Data provided

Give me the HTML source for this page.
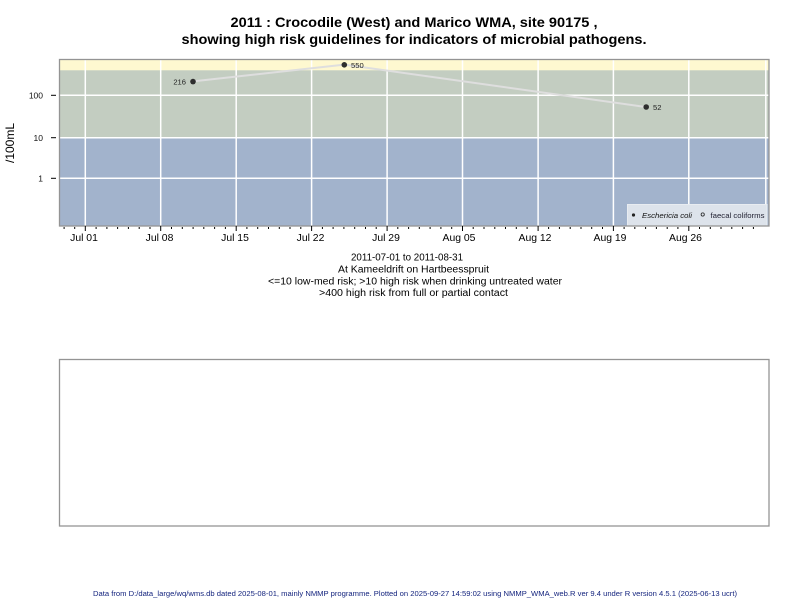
<!DOCTYPE html>
<html>
<head>
<meta charset="utf-8">
<style>
  html, body { margin: 0; padding: 0; background: #ffffff; }
  svg { display: block; }
  text { font-family: "Liberation Sans", "DejaVu Sans", sans-serif; }
</style>
</head>
<body>
<svg width="800" height="600" viewBox="0 0 800 600" xmlns="http://www.w3.org/2000/svg">
  <rect x="0" y="0" width="800" height="600" fill="#ffffff"/>

  <!-- Title -->
  <text x="414" y="27" font-size="14" font-weight="bold" text-anchor="middle" fill="#000" textLength="367" lengthAdjust="spacingAndGlyphs">2011 : Crocodile (West) and Marico WMA, site 90175 ,</text>
  <text x="414" y="44" font-size="14" font-weight="bold" text-anchor="middle" fill="#000" textLength="465" lengthAdjust="spacingAndGlyphs">showing high risk guidelines for indicators of microbial pathogens.</text>

  <!-- Plot bands -->
  <rect x="59.5" y="59.5" width="709.5" height="11" fill="#fef8d0"/>
  <rect x="59.5" y="70.3" width="709.5" height="67.4" fill="#c3cdc1"/>
  <rect x="59.5" y="137.7" width="709.5" height="88.3" fill="#a2b3cc"/>

  <!-- Horizontal grid -->
  <g stroke="#ffffff" stroke-width="1.5">
    <line x1="59.5" y1="95.3" x2="769" y2="95.3"/>
    <line x1="59.5" y1="137.7" x2="769" y2="137.7"/>
    <line x1="59.5" y1="178.3" x2="769" y2="178.3"/>
  </g>
  <!-- Vertical grid -->
  <g stroke="#ffffff" stroke-width="1.5">
    <line x1="85.3" y1="59.5" x2="85.3" y2="226"/>
    <line x1="160.7" y1="59.5" x2="160.7" y2="226"/>
    <line x1="236.2" y1="59.5" x2="236.2" y2="226"/>
    <line x1="311.6" y1="59.5" x2="311.6" y2="226"/>
    <line x1="387.1" y1="59.5" x2="387.1" y2="226"/>
    <line x1="462.5" y1="59.5" x2="462.5" y2="226"/>
    <line x1="538.1" y1="59.5" x2="538.1" y2="226"/>
    <line x1="613.4" y1="59.5" x2="613.4" y2="226"/>
    <line x1="688.8" y1="59.5" x2="688.8" y2="226"/>
    <line x1="765.8" y1="59.5" x2="765.8" y2="226"/>
  </g>

  <!-- Series line -->
  <polyline points="193,81.4 344.3,64.6 646.4,107.1" fill="none" stroke="#dedede" stroke-width="2"/>
  <!-- Points -->
  <g fill="#2e2e2e">
    <circle cx="193" cy="81.6" r="2.8"/>
    <circle cx="344.3" cy="64.8" r="2.8"/>
    <circle cx="646.2" cy="107" r="2.8"/>
  </g>
  <g font-size="7.6" fill="#222">
    <text x="186" y="84.6" text-anchor="end">216</text>
    <text x="351" y="67.8">550</text>
    <text x="653" y="110">52</text>
  </g>

  <!-- Legend -->
  <rect x="627.5" y="204.5" width="139.5" height="21.5" fill="#dde3eb" stroke="#e8ecf1" stroke-width="1"/>
  <circle cx="633.5" cy="215" r="1.6" fill="#222"/>
  <text x="642" y="218" font-size="7.6" font-style="italic" fill="#111" textLength="50" lengthAdjust="spacingAndGlyphs">Eschericia coli</text>
  <circle cx="702.7" cy="214.5" r="1.6" fill="none" stroke="#222" stroke-width="0.8"/>
  <text x="710.5" y="218" font-size="7.4" fill="#223" textLength="54" lengthAdjust="spacingAndGlyphs">faecal coliforms</text>

  <!-- Plot border -->
  <rect x="59.5" y="59.5" width="709.5" height="166.5" fill="none" stroke="#949494" stroke-width="1.3"/>

  <!-- Y axis ticks and labels -->
  <g stroke="#000" stroke-width="1">
    <line x1="51" y1="95.3" x2="56" y2="95.3"/>
    <line x1="51" y1="137.7" x2="56" y2="137.7"/>
    <line x1="51" y1="178.3" x2="56" y2="178.3"/>
  </g>
  <g font-size="8.5" fill="#111" text-anchor="end">
    <text x="43" y="98.5">100</text>
    <text x="43" y="140.9">10</text>
    <text x="43" y="181.5">1</text>
  </g>
  <text transform="translate(14,143) rotate(-90)" font-size="12" text-anchor="middle" fill="#000">/100mL</text>

  <!-- X axis ticks -->
  <g stroke="#000" stroke-width="1">
    <line x1="85.3" y1="226" x2="85.3" y2="231"/>
    <line x1="160.7" y1="226" x2="160.7" y2="231"/>
    <line x1="236.2" y1="226" x2="236.2" y2="231"/>
    <line x1="311.6" y1="226" x2="311.6" y2="231"/>
    <line x1="387.1" y1="226" x2="387.1" y2="231"/>
    <line x1="462.5" y1="226" x2="462.5" y2="231"/>
    <line x1="538.1" y1="226" x2="538.1" y2="231"/>
    <line x1="613.4" y1="226" x2="613.4" y2="231"/>
    <line x1="688.8" y1="226" x2="688.8" y2="231"/>
  </g>
  <g stroke="#000" stroke-width="1">
    <line x1="64.1" y1="227" x2="64.1" y2="229"/>
    <line x1="74.7" y1="227" x2="74.7" y2="229"/>
    <line x1="96.1" y1="227" x2="96.1" y2="229"/>
    <line x1="106.9" y1="227" x2="106.9" y2="229"/>
    <line x1="117.6" y1="227" x2="117.6" y2="229"/>
    <line x1="128.4" y1="227" x2="128.4" y2="229"/>
    <line x1="139.2" y1="227" x2="139.2" y2="229"/>
    <line x1="150.0" y1="227" x2="150.0" y2="229"/>
    <line x1="171.5" y1="227" x2="171.5" y2="229"/>
    <line x1="182.3" y1="227" x2="182.3" y2="229"/>
    <line x1="193.1" y1="227" x2="193.1" y2="229"/>
    <line x1="203.8" y1="227" x2="203.8" y2="229"/>
    <line x1="214.6" y1="227" x2="214.6" y2="229"/>
    <line x1="225.4" y1="227" x2="225.4" y2="229"/>
    <line x1="246.9" y1="227" x2="246.9" y2="229"/>
    <line x1="257.7" y1="227" x2="257.7" y2="229"/>
    <line x1="268.5" y1="227" x2="268.5" y2="229"/>
    <line x1="279.3" y1="227" x2="279.3" y2="229"/>
    <line x1="290.0" y1="227" x2="290.0" y2="229"/>
    <line x1="300.8" y1="227" x2="300.8" y2="229"/>
    <line x1="322.4" y1="227" x2="322.4" y2="229"/>
    <line x1="333.1" y1="227" x2="333.1" y2="229"/>
    <line x1="343.9" y1="227" x2="343.9" y2="229"/>
    <line x1="354.7" y1="227" x2="354.7" y2="229"/>
    <line x1="365.5" y1="227" x2="365.5" y2="229"/>
    <line x1="376.2" y1="227" x2="376.2" y2="229"/>
    <line x1="397.8" y1="227" x2="397.8" y2="229"/>
    <line x1="408.6" y1="227" x2="408.6" y2="229"/>
    <line x1="419.3" y1="227" x2="419.3" y2="229"/>
    <line x1="430.1" y1="227" x2="430.1" y2="229"/>
    <line x1="440.9" y1="227" x2="440.9" y2="229"/>
    <line x1="451.7" y1="227" x2="451.7" y2="229"/>
    <line x1="473.2" y1="227" x2="473.2" y2="229"/>
    <line x1="484.0" y1="227" x2="484.0" y2="229"/>
    <line x1="494.8" y1="227" x2="494.8" y2="229"/>
    <line x1="505.5" y1="227" x2="505.5" y2="229"/>
    <line x1="516.3" y1="227" x2="516.3" y2="229"/>
    <line x1="527.1" y1="227" x2="527.1" y2="229"/>
    <line x1="548.6" y1="227" x2="548.6" y2="229"/>
    <line x1="559.4" y1="227" x2="559.4" y2="229"/>
    <line x1="570.2" y1="227" x2="570.2" y2="229"/>
    <line x1="581.0" y1="227" x2="581.0" y2="229"/>
    <line x1="591.7" y1="227" x2="591.7" y2="229"/>
    <line x1="602.5" y1="227" x2="602.5" y2="229"/>
    <line x1="624.1" y1="227" x2="624.1" y2="229"/>
    <line x1="634.8" y1="227" x2="634.8" y2="229"/>
    <line x1="645.6" y1="227" x2="645.6" y2="229"/>
    <line x1="656.4" y1="227" x2="656.4" y2="229"/>
    <line x1="667.2" y1="227" x2="667.2" y2="229"/>
    <line x1="677.9" y1="227" x2="677.9" y2="229"/>
    <line x1="699.5" y1="227" x2="699.5" y2="229"/>
    <line x1="710.3" y1="227" x2="710.3" y2="229"/>
    <line x1="721.0" y1="227" x2="721.0" y2="229"/>
    <line x1="731.8" y1="227" x2="731.8" y2="229"/>
    <line x1="742.6" y1="227" x2="742.6" y2="229"/>
    <line x1="753.4" y1="227" x2="753.4" y2="229"/>
  </g>
  <g font-size="10.4" fill="#000" text-anchor="middle">
    <text x="84" y="241">Jul 01</text>
    <text x="159.5" y="241">Jul 08</text>
    <text x="235" y="241">Jul 15</text>
    <text x="310.5" y="241">Jul 22</text>
    <text x="386" y="241">Jul 29</text>
    <text x="459" y="241">Aug 05</text>
    <text x="535" y="241">Aug 12</text>
    <text x="610" y="241">Aug 19</text>
    <text x="685.5" y="241">Aug 26</text>
  </g>

  <!-- Caption below plot -->
  <g font-size="10" fill="#000">
    <text x="351" y="260.5" textLength="112" lengthAdjust="spacingAndGlyphs">2011-07-01 to 2011-08-31</text>
    <text x="338" y="272.5" textLength="151" lengthAdjust="spacingAndGlyphs">At Kameeldrift on Hartbeesspruit</text>
    <text x="268" y="284.5" textLength="294" lengthAdjust="spacingAndGlyphs">&lt;=10 low-med risk; &gt;10 high risk when drinking untreated water</text>
    <text x="319" y="296" textLength="189" lengthAdjust="spacingAndGlyphs">&gt;400 high risk from full or partial contact</text>
  </g>

  <!-- Lower empty panel -->
  <rect x="59.5" y="359.5" width="709.5" height="166.5" fill="#ffffff" stroke="#949494" stroke-width="1.3"/>

  <!-- Footer -->
  <text x="93" y="596" font-size="7" fill="#14247e" textLength="644" lengthAdjust="spacingAndGlyphs">Data from D:/data_large/wq/wms.db dated 2025-08-01, mainly NMMP programme. Plotted on 2025-09-27 14:59:02 using NMMP_WMA_web.R ver 9.4 under R version 4.5.1 (2025-06-13 ucrt)</text>
</svg>
</body>
</html>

What to work on
Skip the pictures, please, and transcribe only the lines from the beginning of the material through the one that contains "of microbial pathogens.</text>".

Output of the task
Give me the HTML source for this page.
<!DOCTYPE html>
<html>
<head>
<meta charset="utf-8">
<style>
  html, body { margin: 0; padding: 0; background: #ffffff; }
  svg { display: block; }
  text { font-family: "Liberation Sans", "DejaVu Sans", sans-serif; }
</style>
</head>
<body>
<svg width="800" height="600" viewBox="0 0 800 600" xmlns="http://www.w3.org/2000/svg">
  <rect x="0" y="0" width="800" height="600" fill="#ffffff"/>

  <!-- Title -->
  <text x="414" y="27" font-size="14" font-weight="bold" text-anchor="middle" fill="#000" textLength="367" lengthAdjust="spacingAndGlyphs">2011 : Crocodile (West) and Marico WMA, site 90175 ,</text>
  <text x="414" y="44" font-size="14" font-weight="bold" text-anchor="middle" fill="#000" textLength="465" lengthAdjust="spacingAndGlyphs">showing high risk guidelines for indicators of microbial pathogens.</text>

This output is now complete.